Sociedade
O futuro não está no instagram
A estratégia de promoção da cidade através dos eventos também não parece resultar por aí além
Se perguntares a um habitante, que não seja originalmente de cá, que característica destacaria como mais identitária dos leirienses, ele, muito provavelmente, dir-te-á que é: termos a mania. Será?
Por muito que custe aos pseudo-intelectuais que só sabem dizer mal, Leiria está realmente muito melhor do que há uns anos. É visível. E por muito que custe aos adeptos do caminho que vimos seguindo, deve-se dizer que todas as cidades o estão e que as notícias de que somos os melhores das galáxias e arredores são manifestamente exageradas. Temos a final four. Uma ciclovia. Houve
alguma reabilitação de edifícios e algumas obras estruturais que eram necessárias. Sim, estamos muito bem localizados, temos pleno emprego e sim somos uma cidade segura.
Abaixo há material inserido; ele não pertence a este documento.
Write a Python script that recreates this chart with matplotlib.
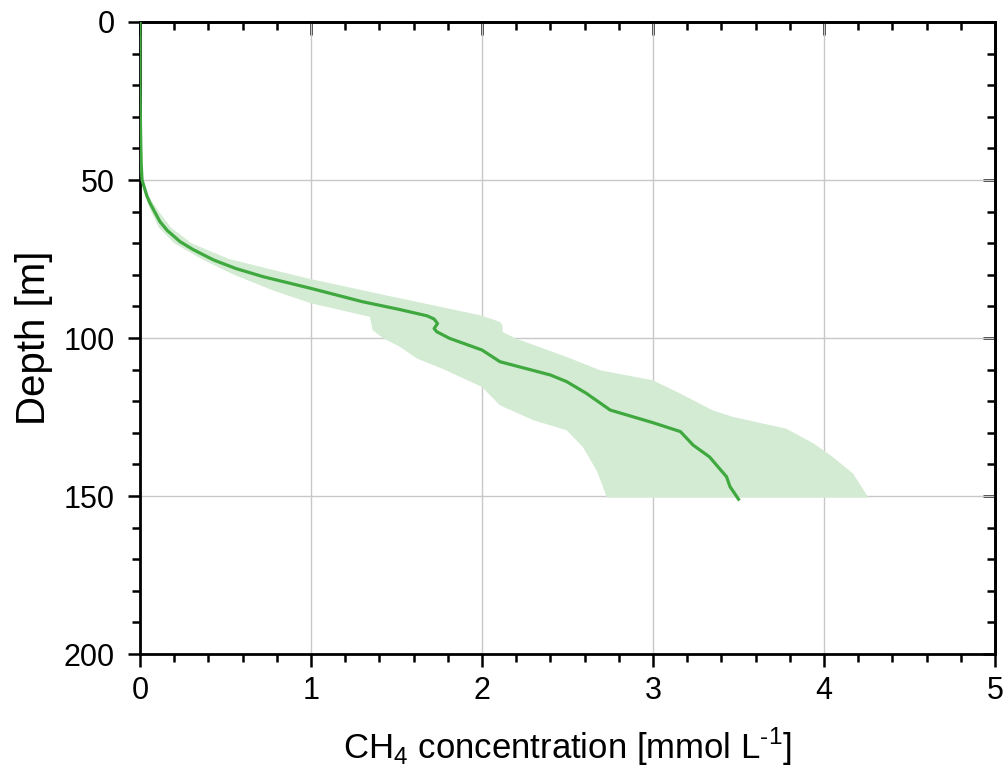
import numpy as np
import matplotlib
matplotlib.use("Agg")
import matplotlib.pyplot as plt
from matplotlib.ticker import MultipleLocator

plt.rcParams['font.family'] = ['Liberation Sans', 'DejaVu Sans']
plt.rcParams['mathtext.fontset'] = 'custom'
plt.rcParams['mathtext.rm'] = 'Liberation Sans'

# mean CH4 profile (depth in m, concentration in mmol/L)
mean_depth = [0, 10, 20, 30, 40, 45, 50, 55, 57.3, 60, 63.2, 66, 69.5, 72, 75.3, 78,
              80.6, 84.3, 88.5, 91, 93, 94, 95.4, 97, 98, 100.1, 103.8, 107.5, 111.7,
              113.8, 117.5, 122.8, 126.8, 129.6, 133.9, 137.6, 143.9, 147, 151]
mean_conc = [0.0, 0.0, 0.0, 0.002, 0.005, 0.007, 0.012, 0.04, 0.058, 0.085, 0.117, 0.16,
             0.234, 0.31, 0.43, 0.56, 0.72, 1.0, 1.30, 1.52, 1.68, 1.72, 1.74, 1.72,
             1.735, 1.81, 2.0, 2.105, 2.40, 2.495, 2.61, 2.75, 3.0, 3.16, 3.235, 3.33,
             3.43, 3.45, 3.50]

# envelope (max / min)
upper_depth = [0, 40, 50, 55, 60, 65, 70, 75, 81, 86.4, 92.8, 94.9, 96, 98.1, 100.2,
               106, 110.2, 113.4, 117.6, 122.9, 125, 128.7, 133.4, 137.6, 142.9, 148, 150.5]
upper_conc = [0, 0.005, 0.015, 0.05, 0.11, 0.18, 0.30, 0.52, 0.97, 1.43, 1.99, 2.105,
              2.12, 2.12, 2.20, 2.495, 2.69, 3.0, 3.16, 3.35, 3.47, 3.78, 3.94, 4.05,
              4.17, 4.23, 4.26]
lower_depth = [0, 40, 50, 55, 60, 65, 70, 75, 80, 85, 89, 93.3, 97.5, 100, 102.8, 106.5,
               110, 115.5, 121.3, 126, 129.2, 134.5, 141.9, 146, 150.5]
lower_conc = [0, 0.005, 0.01, 0.03, 0.065, 0.11, 0.2, 0.36, 0.55, 0.78, 1.0, 1.345, 1.36,
              1.42, 1.52, 1.62, 1.78, 2.0, 2.105, 2.30, 2.495, 2.59, 2.67, 2.70, 2.73]

fig = plt.figure(figsize=(10.08, 7.8), dpi=100)
ax = fig.add_axes([0.1389, 0.1615, 0.8482, 0.8103])

band_x = np.concatenate([upper_conc, lower_conc[::-1]])
band_y = np.concatenate([upper_depth, lower_depth[::-1]])
ax.fill(band_x, band_y, facecolor='#d3ebd3', edgecolor='none', zorder=2)
ax.plot(mean_conc, mean_depth, color='#3fa83f', lw=2.3, zorder=3)

ax.set_xlim(0, 5)
ax.set_ylim(200, 0)
ax.xaxis.set_major_locator(MultipleLocator(1))
ax.xaxis.set_minor_locator(MultipleLocator(0.2))
ax.yaxis.set_major_locator(MultipleLocator(50))
ax.yaxis.set_minor_locator(MultipleLocator(10))
ax.grid(True, which='major', color='#c8c8c8', lw=1.0, zorder=0)
ax.set_axisbelow(True)

for s in ax.spines.values():
    s.set_linewidth(2.0)
ax.tick_params(which='major', direction='out', length=9, width=1.8, labelsize=22, pad=7)
ax.tick_params(axis='y', which='major', pad=9)
ax.tick_params(which='minor', direction='out', length=5.5, width=1.8)

# mirrored ticks pointing inwards on top/right
top = ax.secondary_xaxis('top')
top.xaxis.set_major_locator(MultipleLocator(1))
top.xaxis.set_minor_locator(MultipleLocator(0.2))
top.tick_params(which='major', direction='in', length=9, width=1.8, labeltop=False)
top.tick_params(which='minor', direction='in', length=5.5, width=1.8)
top.spines['top'].set_linewidth(2.0)
right = ax.secondary_yaxis('right')
right.yaxis.set_major_locator(MultipleLocator(50))
right.yaxis.set_minor_locator(MultipleLocator(10))
right.tick_params(which='major', direction='in', length=9, width=1.8, labelright=False)
right.tick_params(which='minor', direction='in', length=5.5, width=1.8)
right.spines['right'].set_linewidth(2.0)

ax.set_xlabel(r'CH$_4$ concentration [mmol L$^{\text{-}1}$]', fontsize=25, labelpad=14)
ax.set_ylabel('Depth [m]', fontsize=29, labelpad=8)

fig.savefig('out.png', dpi=100)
Ao nível do fervilhar que tanto nos caracteriza somos a cidade com as melhores iluminações natalícias na votação efectuada por bots para uma revista de lifestyle Lisboeta. Temos a maior feira franca do mundo e também de Portugal, se esquecermos a Feira de São Mateus e a de São João e as outras que os especialistas em carrocéis e farturas conhecerão. No capítulo dos espectáculos estamos também superlativamente incríveis. Estamos, por exemplo, na posição rara de quem tem dinheiro para fazer cantar um cego, contrariando assim ditados populares muito antigos. Conseguimos também o feito de meter mil músicos a tocar juntos sem se chatearem uns com os outros e entrámos assim, mesmo que não saibamos o que isso significa, no campeonato dos Coldplay. Temos também uma soberba feira medieval capaz de envergonhar qualquer outra cidade moderna. Possuímos fenómenos geográficos raros como ilhas que não estão rodeadas de água. E anualmente somos agraciados com um festival automóvel que traz gente de todos os cantos do concelho e alguns autocarros de Mira de Aire. Nos tão apetecíveis rankings, em 2015 fomos considerados por uns senhores de consultoria com nome anglo-saxónico a 3.ª melhor cidade do País para viver e em 2022 descemos para 10.º mas terá sido falha clamorosa do VAR que não valorizou o número de tendas erguidas por fim-de-semana nem os nossos magníficos “standers” automóveis em cima de calçada portuguesa.
Leiria, está, para a maioria dos seus visitantes, com uma dinâmica avassaladora. E isso, fora de brincadeiras, é bom e importante. Mas há factos que a percepção, mesmo sendo uma palavra muito em voga nos dias de hoje, não derruba. Ora vejamos, e só no campo de coisas que fui ouvindo, como metas, ao longo de 20 anos a trabalhar neste jornal: o aeroporto de Monte Real foi ao ar. O politécnico ainda não é universidade. O hospital tem mais urgências em captar médicos do que a fazê-los nascer nas suas instalações. A história dos efluentes suinícolas bateu todos os milagres de resistência a atentados ambientais. Não temos um hotel de 5 estrelas. O multiusos colapsou. A Capital Europeia da Cultura em 2027 foi adiada. O topo norte não está assim tão tecnológico. O trânsito está caótico e a rede de transportes, dizem, é deficitária. Não vejo painéis solares nos edifícios públicos. O corte de trânsito automóvel no centro histórico revelou-se proibido. E, tendo em conta o magro dossier de clipping retirado de meios de comunicação de referência nacional, a estratégia de promoção da cidade através dos eventos também não parece resultar por aí além, mesmo a narrativa vigente de que esses eventos fomentam o comércio local carece de certificação científica. Como é óbvio, algumas destas questões são difíceis de resolver, outras até dependem do poder central e algumas, felizmente, estão em processo de resolução.
Para mim somos a cidade possível e a que merecemos como comunidade, umas vezes maravilhosa outras vezes ranhosa. Talvez sejam todas assim. Se calhar a nossa grande característica é mesmo a mania. Só isso justifica a falta de noção que é armarmo-nos em super cidade quando lá atrás, à vista dos foguetes, dormem pessoas em tendas. E se vos passou pela cabeça algo do género: “Ah! mas isso são ciganos.” Recordo-vos que o ano é o de 2025. Não há gabinete de comunicação que contrarie isso. É um facto.